The profile of film director Victor Fleming
Victor Fleming was a Producer, Director, Cinematographer and for a brief time a stunt driver in films. The Wizard Of Oz and Gone With The Wind, are two films that Fleming won Academy Awards for Best Director. Fleming is one of few directors to hold two films in Amerca’s top one hundred greatest films of all time.
Born on the 23 February 1889, in La Canda, California, his parents were Elizabeth Evaleen and William Fleming. Fleming’s first job was as a car mechanic and professional racing car driver; he also managed to appear in films as a stunt driver. Fleming’s ability for repairing cars was noticed by film director Dwan Allen who offered him a job after repairing his car. At the same time, he also befriended film actor Marshall Neilan whom he met while he was working as his chauffeur. In 1912, Fleming had been working in Santa Barbra in Flying studio A as a stunt driver. Three years later he met Douglas Fairbanks while still working with Neilan and Dwan. His collaboration with Fairbanks at Triangle studios meant that he was working behind the camera. With several other cameramen, he filmed Habit of Happiness about a businessman who with little ability succeeds because of his good humour. In 1916, he was assigned to work with film director D.W. Griffiths in his silent film Intolerance. It wasn’t long before Griffiths promoted him to a supervisory cameraman at Artcraft Pictures.

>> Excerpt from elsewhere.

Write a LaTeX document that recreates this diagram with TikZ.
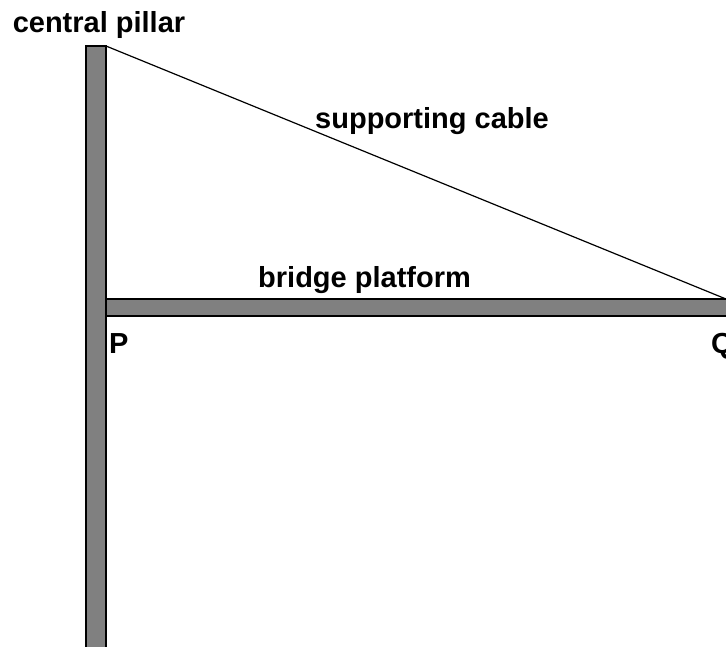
\documentclass[tikz,border=0pt]{standalone}
\usepackage{fontspec}
\setmainfont{Liberation Sans}
\usetikzlibrary{positioning}

\begin{document}
\begin{tikzpicture}[x = 1pt, y = -1pt]
      \tikzset{beam/.style = {draw = black, fill = gray, line width = 1.5pt},
      cable/.style = {draw = black, line width = 1.2pt},
      lbl/.style = {inner sep = 0pt, font = \bfseries\fontsize{29}{31}\selectfont}}
      \useasboundingbox (0,0) rectangle (726,646);
      % pillar and platform
      \draw[beam] (86,46) rectangle (106,660);
      \draw[beam] (106,299) rectangle (740,316);
      \coordinate (top) at (106,46);
      \coordinate (end) at (726,299);
      \draw[cable] (top) -- (end);
      % labels
      \node[lbl, anchor = base] (pillar) at (99,32) {central pillar};
      \node[lbl, anchor = base west] (cable) at (315,128) {supporting cable};
      \node[lbl, anchor = base west] (platform) at (258,287) {bridge platform};
      \node[lbl, anchor = base west] (P) at (109,353) {P};
      \node[lbl, anchor = base west] (Q) at (711,353) {Q};
\end{tikzpicture}
\end{document}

When America entered the First World War, Fleming was drafted into the American army, in the photographic division of the signal corps. Eventually, he reached the position of personal photographer to President Woodrow Wilson, in Versailles, France.
After the war, Fleming started working at the recently created United Artists studio alongside Fairbanks. In 1919, he directed his first film When the Clouds Roll By, about Daniel Brown a New York citizen who falls victim to a mad scientist's experiment. In 1925, Fleming’s breakthrough film came when he directed the film Lord Jim. His next film Mantrap was released the following year, which he casted actress Clara Bow who became a film star. In 1927, The Way Of All Flesh was Fleming’s first film which featured sound for the very first time. At MGM, rising film star Clark Gable was given the part in the film Red Dust which was realised at the start of the early 30's. Fleming continued to direct a further four films, which included there filming some the scenes in the Great Waltz. Gone With The Wind was the next film that Fleming, by chance was asked to direct after he replaced director George Cakor. Directing The Wizard Of Oz, was one of the pictures he was best known for. In the forty’s Fleming continued to release films that were box office hits. However right up to Joan of Ark his last film, performed badly at the box office with cinema audiences. In January, 1949, Fleming died of natural causes, he was about to start work on the film Robe. In 1952, some three years after Fleming had died Twentieth Century Fox released the film after it was filmed.